Charts and diagrams as code
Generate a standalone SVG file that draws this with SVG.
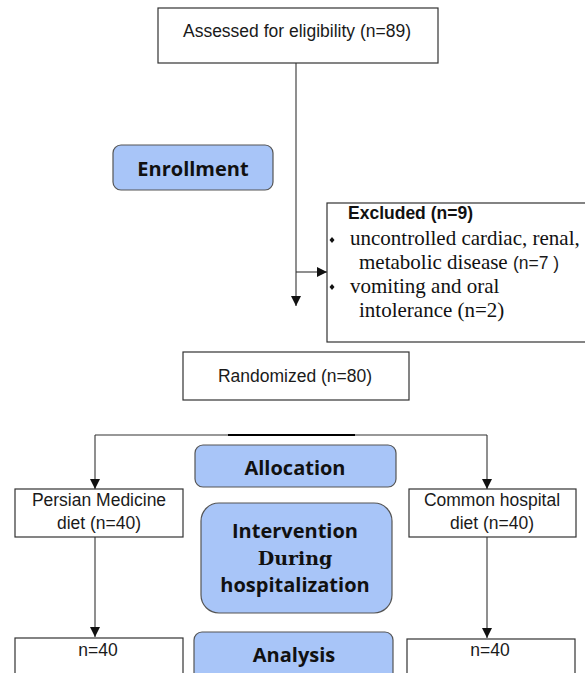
<svg xmlns="http://www.w3.org/2000/svg" width="585" height="673" viewBox="0 0 585 673">
<defs>
<style>
.box{fill:#fff;stroke:#333;stroke-width:1.2}
.phase{fill:#a8c5f8;stroke:#555;stroke-width:1.2}
.t{font-family:"Liberation Sans",Arial,sans-serif;font-size:17.5px;fill:#1a1a1a}
.tb{font-family:"Liberation Sans",Arial,sans-serif;font-size:17.5px;font-weight:bold;fill:#111}
.ts{font-family:"Liberation Serif","Times New Roman",serif;font-size:21px;fill:#111}
.ph{font-family:"Open Sans","Noto Sans",sans-serif;font-size:20px;font-weight:bold;fill:#111}
.phs{font-family:"DejaVu Serif","Liberation Serif",serif;font-size:19px;font-weight:bold;fill:#111}
.c{fill:none;stroke:#333;stroke-width:1.1}
</style>
<marker id="ah" viewBox="0 0 10 10" refX="10" refY="5" markerWidth="10" markerHeight="10" markerUnits="userSpaceOnUse" orient="auto">
<path d="M0,0 L10,5 L0,10 Z" fill="#111"/>
</marker>
</defs>

<g id="connectors">
<path class="c" d="M296,63 V306" marker-end="url(#ah)"/>
<path class="c" d="M296,272 H327" marker-end="url(#ah)"/>
<path class="c" d="M95,435 H487"/>
<path d="M228,435 H355" stroke="#000" stroke-width="2" fill="none"/>
<path class="c" d="M95,435 V489" marker-end="url(#ah)"/>
<path class="c" d="M487,435 V489" marker-end="url(#ah)"/>
<path class="c" d="M95,537 V637" marker-end="url(#ah)"/>
<path class="c" d="M487,537 V638" marker-end="url(#ah)"/>
</g>

<g id="assessed">
<rect class="box" x="158" y="8" width="280" height="55"/>
<text class="t" x="297" y="37" text-anchor="middle">Assessed for eligibility (n=89)</text>
</g>

<g id="enrollment">
<rect class="phase" x="113" y="145" width="160" height="45" rx="8"/>
<text class="ph" x="193" y="176" text-anchor="middle">Enrollment</text>
</g>

<g id="excluded">
<rect class="box" x="327" y="203" width="270" height="139"/>
<text class="tb" x="348" y="219">Excluded (n=9)</text>
<path d="M332,237 l2.5,3 l-2.5,3 l-2.5,-3 Z" fill="#111"/>
<text class="ts" x="350" y="245">uncontrolled cardiac, renal,</text>
<text class="ts" x="359" y="269">metabolic disease <tspan class="t" font-size="16px">(n=7 )</tspan></text>
<path d="M332,284 l2.5,3 l-2.5,3 l-2.5,-3 Z" fill="#111"/>
<text class="ts" x="350" y="293">vomiting and oral</text>
<text class="ts" x="359" y="317">intolerance (n=2)</text>
</g>

<g id="randomized">
<rect class="box" x="183" y="352" width="226" height="48"/>
<text class="t" x="295" y="382" text-anchor="middle">Randomized (n=80)</text>
</g>

<g id="allocation">
<rect class="phase" x="195" y="445" width="201" height="42" rx="8"/>
<text class="ph" x="295" y="475" text-anchor="middle">Allocation</text>
</g>

<g id="persian">
<rect class="box" x="15" y="489" width="168" height="48"/>
<text class="t" x="99" y="506" text-anchor="middle">Persian Medicine</text>
<text class="t" x="99" y="529" text-anchor="middle">diet (n=40)</text>
</g>

<g id="common">
<rect class="box" x="409" y="489" width="167" height="48"/>
<text class="t" x="492" y="506" text-anchor="middle">Common hospital</text>
<text class="t" x="492" y="529" text-anchor="middle">diet (n=40)</text>
</g>

<g id="intervention">
<rect class="phase" x="201" y="503" width="191" height="110" rx="18"/>
<text class="ph" x="295" y="538" text-anchor="middle">Intervention</text>
<text class="phs" x="295" y="565" text-anchor="middle">During</text>
<text class="ph" x="295" y="592" text-anchor="middle" font-size="19.5px">hospitalization</text>
</g>

<g id="analysis">
<rect class="phase" x="194" y="632" width="199" height="60" rx="8"/>
<text class="ph" x="294" y="662" text-anchor="middle">Analysis</text>
</g>

<g id="n40left">
<rect class="box" x="15" y="638" width="168" height="50"/>
<text class="t" x="98" y="656" text-anchor="middle">n=40</text>
</g>

<g id="n40right">
<rect class="box" x="407" y="639" width="168" height="50"/>
<text class="t" x="490" y="656" text-anchor="middle">n=40</text>
</g>
</svg>
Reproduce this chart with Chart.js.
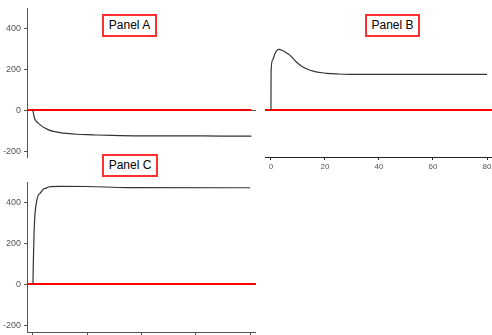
<!DOCTYPE html>
<html>
<head>
<meta charset="utf-8">
<script src="https://cdn.jsdelivr.net/npm/chart.js@4.4.1/dist/chart.umd.min.js"></script>
<style>
  html, body { margin: 0; padding: 0; background: #fff; }
  body { width: 492px; height: 335px; position: relative; overflow: hidden;
         font-family: "Liberation Sans", Arial, sans-serif; }
  canvas { position: absolute; }
  .ttl { position: absolute; box-sizing: border-box; height: 23px;
         border: 2px solid #ff3030; background: #fff; color: #000;
         font-size: 12px; line-height: 19px; text-align: center; white-space: nowrap; }
</style>
</head>
<body>
<canvas id="panelA" width="256" height="150" style="left:0;top:8px"></canvas>
<canvas id="panelB" width="237" height="164" style="left:255px;top:8px"></canvas>
<canvas id="panelC" width="256" height="153" style="left:0;top:182px"></canvas>
<div class="ttl" style="left:102px;top:14px;width:55px">Panel A</div>
<div class="ttl" style="left:365px;top:14px;width:55px">Panel B</div>
<div class="ttl" style="left:102px;top:154px;width:56px">Panel C</div>
<script>
// Response traces: time (x) and value (y) for each panel
const timeA  = [0, 0.3, 0.7, 1.4, 2, 3, 4.4, 6, 7.5, 10, 12.5, 16, 22, 29, 40, 55, 70, 80.5];
const valueA = [0, -25, -45, -57, -64, -76, -88, -98, -104, -110, -114, -118, -121, -124, -126, -126, -127, -127];

const timeB  = [0, 0.05, 0.6, 1.5, 2.2, 3, 4.6, 5.8, 7, 9.6, 11.5, 13.8, 16, 18.8, 20.6, 25, 31, 50, 80];
const valueB = [0, 185, 244, 276, 290, 296, 288, 279, 268, 232, 213, 198, 189, 182, 179, 176, 174, 174, 174];

const timeC  = [0, 0.1, 0.4, 0.74, 1.37, 1.96, 2.58, 3.8, 4.4, 6.3, 10, 20, 35, 80];
const valueC = [0, 86, 250, 340, 405, 434, 442, 463, 466, 475, 477, 476, 471, 470];

// Zero reference line extent (time) per panel
const baseA = [-2.2, 80.5];
const baseB = [-2.2, 81.85];
const baseC = [-2.2, 82.2];

// Axis tick values
const yTickValues = [-200, 0, 200, 400];
const xTickValues = [0, 20, 40, 60, 80];

const AXIS = '#555';
const LABEL = '#555';
const FONT = '"Liberation Sans", Arial, sans-serif';

function series(t, v) { return t.map((x, i) => ({ x: x, y: v[i] })); }
function baseline(t) { return t.map(x => ({ x: x, y: 0 })); }

function leftAxis(min, max) {
  return {
    type: 'linear', position: 'left', min: min, max: max,
    afterBuildTicks: s => { s.ticks = yTickValues.map(v => ({ value: v })); },
    afterFit: s => { s.width = 27; s.paddingTop = 0; s.paddingBottom = 0; },
    border: { display: true, color: AXIS, width: 1 },
    grid: {
      color: c => (c.tick && c.tick.value === 0) ? AXIS : 'rgba(0,0,0,0)',
      tickColor: AXIS, tickLength: 3, drawTicks: true, lineWidth: 1
    },
    ticks: { font: { size: 9, family: FONT }, color: LABEL, padding: 3 }
  };
}

function makePanel(id, t, v, base, scales, padLeft) {
  return new Chart(document.getElementById(id), {
    type: 'line',
    data: {
      datasets: [
        { data: series(t, v), borderColor: '#333', borderWidth: 1.2, pointRadius: 0,
          cubicInterpolationMode: 'monotone', fill: false },
        { data: baseline(base), borderColor: '#ff0000', borderWidth: 2, pointRadius: 0, fill: false }
      ]
    },
    options: {
      responsive: false, animation: false, events: [],
      layout: { padding: { left: padLeft || 0, right: 0, top: 0, bottom: 0 } },
      plugins: { legend: { display: false }, tooltip: { enabled: false } },
      scales: scales
    }
  });
}

// Panel A: left value axis, no time axis
makePanel('panelA', timeA, valueA, baseA, {
  x: { type: 'linear', display: false, min: -2.2, max: 82.2 },
  y: leftAxis(-234, 498)
});

// Panel B: time axis with labels, no value axis
makePanel('panelB', timeB, valueB, baseB, {
  x: {
    type: 'linear', position: 'bottom', min: -2.2, max: 81.85,
    afterBuildTicks: s => { s.ticks = xTickValues.map(v => ({ value: v })); },
    afterFit: s => { s.height = 15; s.paddingLeft = 0; s.paddingRight = 0; },
    border: { display: true, color: '#222', width: 1 },
    grid: { drawOnChartArea: false, tickLength: 3, tickColor: '#222' },
    ticks: { font: { size: 8, family: FONT }, color: LABEL, padding: 2, maxRotation: 0, autoSkip: false }
  },
  y: { type: 'linear', display: false, min: -229, max: 498 }
}, 10);

// Panel C: left value axis, time axis with tick marks only
makePanel('panelC', timeC, valueC, baseC, {
  x: {
    type: 'linear', position: 'bottom', min: -2.2, max: 82.2,
    afterBuildTicks: s => { s.ticks = xTickValues.map(v => ({ value: v })); },
    afterFit: s => { s.height = 3; s.paddingLeft = 0; s.paddingRight = 0; },
    border: { display: true, color: AXIS, width: 1 },
    grid: { drawOnChartArea: false, tickLength: 3, tickColor: AXIS },
    ticks: { display: false }
  },
  y: leftAxis(-234, 498)
});
</script>
</body>
</html>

## Job
Of the lines above, copy only those from the one holding "Reproduce this chart with Chart.js." to the one holding "const xTickValues = [0, 20, 40, 60, 80];", both included, and exclude every image.

## Answer to the exercise
Reproduce this chart with Chart.js.
<!DOCTYPE html>
<html>
<head>
<meta charset="utf-8">
<script src="https://cdn.jsdelivr.net/npm/chart.js@4.4.1/dist/chart.umd.min.js"></script>
<style>
  html, body { margin: 0; padding: 0; background: #fff; }
  body { width: 492px; height: 335px; position: relative; overflow: hidden;
         font-family: "Liberation Sans", Arial, sans-serif; }
  canvas { position: absolute; }
  .ttl { position: absolute; box-sizing: border-box; height: 23px;
         border: 2px solid #ff3030; background: #fff; color: #000;
         font-size: 12px; line-height: 19px; text-align: center; white-space: nowrap; }
</style>
</head>
<body>
<canvas id="panelA" width="256" height="150" style="left:0;top:8px"></canvas>
<canvas id="panelB" width="237" height="164" style="left:255px;top:8px"></canvas>
<canvas id="panelC" width="256" height="153" style="left:0;top:182px"></canvas>
<div class="ttl" style="left:102px;top:14px;width:55px">Panel A</div>
<div class="ttl" style="left:365px;top:14px;width:55px">Panel B</div>
<div class="ttl" style="left:102px;top:154px;width:56px">Panel C</div>
<script>
// Response traces: time (x) and value (y) for each panel
const timeA  = [0, 0.3, 0.7, 1.4, 2, 3, 4.4, 6, 7.5, 10, 12.5, 16, 22, 29, 40, 55, 70, 80.5];
const valueA = [0, -25, -45, -57, -64, -76, -88, -98, -104, -110, -114, -118, -121, -124, -126, -126, -127, -127];

const timeB  = [0, 0.05, 0.6, 1.5, 2.2, 3, 4.6, 5.8, 7, 9.6, 11.5, 13.8, 16, 18.8, 20.6, 25, 31, 50, 80];
const valueB = [0, 185, 244, 276, 290, 296, 288, 279, 268, 232, 213, 198, 189, 182, 179, 176, 174, 174, 174];

const timeC  = [0, 0.1, 0.4, 0.74, 1.37, 1.96, 2.58, 3.8, 4.4, 6.3, 10, 20, 35, 80];
const valueC = [0, 86, 250, 340, 405, 434, 442, 463, 466, 475, 477, 476, 471, 470];

// Zero reference line extent (time) per panel
const baseA = [-2.2, 80.5];
const baseB = [-2.2, 81.85];
const baseC = [-2.2, 82.2];

// Axis tick values
const yTickValues = [-200, 0, 200, 400];
const xTickValues = [0, 20, 40, 60, 80];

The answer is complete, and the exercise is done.